September 15, 2015—Sean Jacob Turner, a two-time graduate of the UO School of Music and Dance, has been garnering a great deal of media attention recently for an offbeat summer project: setting a Guinness World Record for the highest elevation for a performance by a freestanding tuba soloist.
As reported by both The Register-Guard and the UO’s “Around the O” news website, this summer Turner, along with his father, Oregon State University business faculty member John Turner, climbed Mount Kilimanjaro in Tanzania, a unique father-son bonding activity.
At the summit, Turner performed on a so-called “pocket tuba” on loan to him by Michael Grose, UO associate professor of tuba and euphonium. Turner details how his UO mentor made one special request as payback for the loan.
“It's an understatement to say Mike Grose takes teaching beyond the standard educational parameters and confines,” says Turner. “I haven't been a student of his for three years, but when I approached him and asked if I could borrow his personal tuba for a climbing trip up the world's tallest freestanding mountain, he didn't hesitate to lend it to me...as long as I played the UO fight song at the top!”

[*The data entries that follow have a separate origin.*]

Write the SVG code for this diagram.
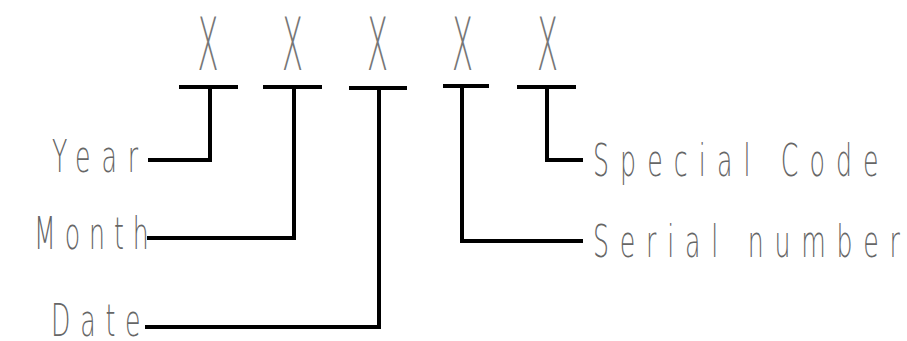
<svg xmlns="http://www.w3.org/2000/svg" width="907" height="341" viewBox="0 0 907 341">
<style>
.lbl{font-family:"DejaVu Sans","Liberation Sans",sans-serif;font-weight:200;font-size:45px;fill:#666;}
.x{font-family:"DejaVu Sans","Liberation Sans",sans-serif;font-weight:200;font-size:73px;fill:#777;}
.bar{stroke:#000;stroke-width:4;fill:none;}
.conn{stroke:#000;stroke-width:4;fill:none;stroke-linejoin:miter;}
</style>
<rect width="907" height="341" fill="#fff"/>
<g id="digit1"><text class="x" transform="translate(197.5,70) scale(0.42,1)">X</text><line class="bar" x1="179" y1="87" x2="238" y2="87"/></g>
<g id="digit2"><text class="x" transform="translate(282,70) scale(0.42,1)">X</text><line class="bar" x1="263" y1="87" x2="322" y2="87"/></g>
<g id="digit3"><text class="x" transform="translate(367,70) scale(0.42,1)">X</text><line class="bar" x1="349" y1="88" x2="407" y2="88"/></g>
<g id="digit4"><text class="x" transform="translate(452,70) scale(0.42,1)">X</text><line class="bar" x1="443" y1="86" x2="489" y2="86"/></g>
<g id="digit5"><text class="x" transform="translate(537,70) scale(0.42,1)">X</text><line class="bar" x1="517" y1="87" x2="576" y2="87"/></g>
<g id="year"><text class="lbl" transform="translate(52,172) scale(0.56,1)" textLength="154" lengthAdjust="spacing">Year</text></g>
<g id="month"><text class="lbl" transform="translate(34,249) scale(0.56,1)" textLength="205" lengthAdjust="spacing">Month</text></g>
<g id="date"><text class="lbl" transform="translate(51,336) scale(0.56,1)" textLength="160" lengthAdjust="spacing">Date</text></g>
<g id="special"><text class="lbl" transform="translate(593,176) scale(0.56,1)" textLength="510" lengthAdjust="spacing">Special Code</text></g>
<g id="serial"><text class="lbl" transform="translate(593,257) scale(0.56,1)" textLength="548" lengthAdjust="spacing">Serial number</text></g>
<g id="connectors">
<polyline class="conn" points="210,87 210,160 148,160"/>
<polyline class="conn" points="294,87 294,238 147,238"/>
<polyline class="conn" points="379,88 379,327 145,327"/>
<polyline class="conn" points="462,86 462,241 583,241"/>
<polyline class="conn" points="547,87 547,160 583,160"/>
</g>
</svg>
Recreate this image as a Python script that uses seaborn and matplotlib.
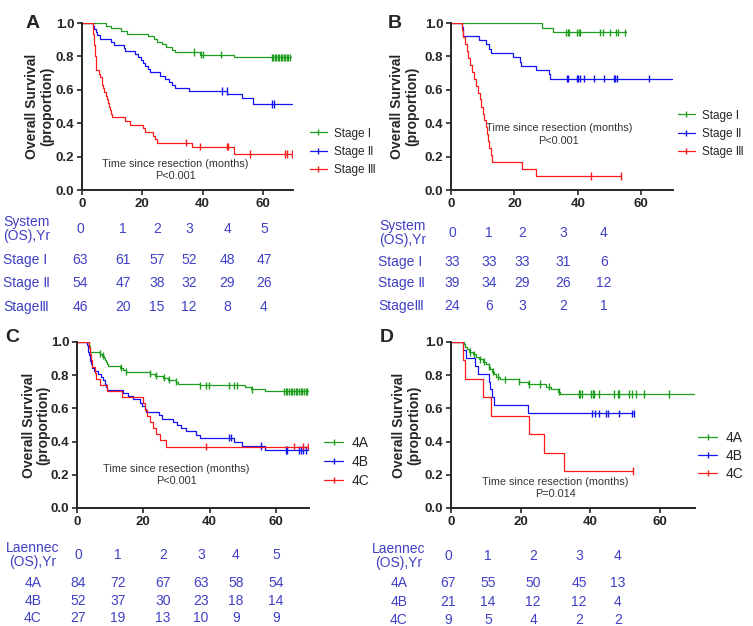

True to his word, Turner performed “Mighty Oregon” at the summit. It’s a solo he reports as being “very hard,” no wonder considering his level of exhaustion, the thin air, and the frigid temperature.
Lugging a tuba, even a travel-sized instrument, first to Africa and then up a mountain, presented some unique challenges—and not just the ones you’d imagine.
“Not surprisingly, I did have some very ‘interested’ security guards at the airports in Tanzania,” Turner reports. “One actually requested to buy the tuba, and offered me the equivalent of $100 for it right there.”
Turner, now director of bands at Whiteaker Middle School in Keizer, Oregon, earned both his bachelor’s degree (2012) and master’s degree (2013) in music education at the UO.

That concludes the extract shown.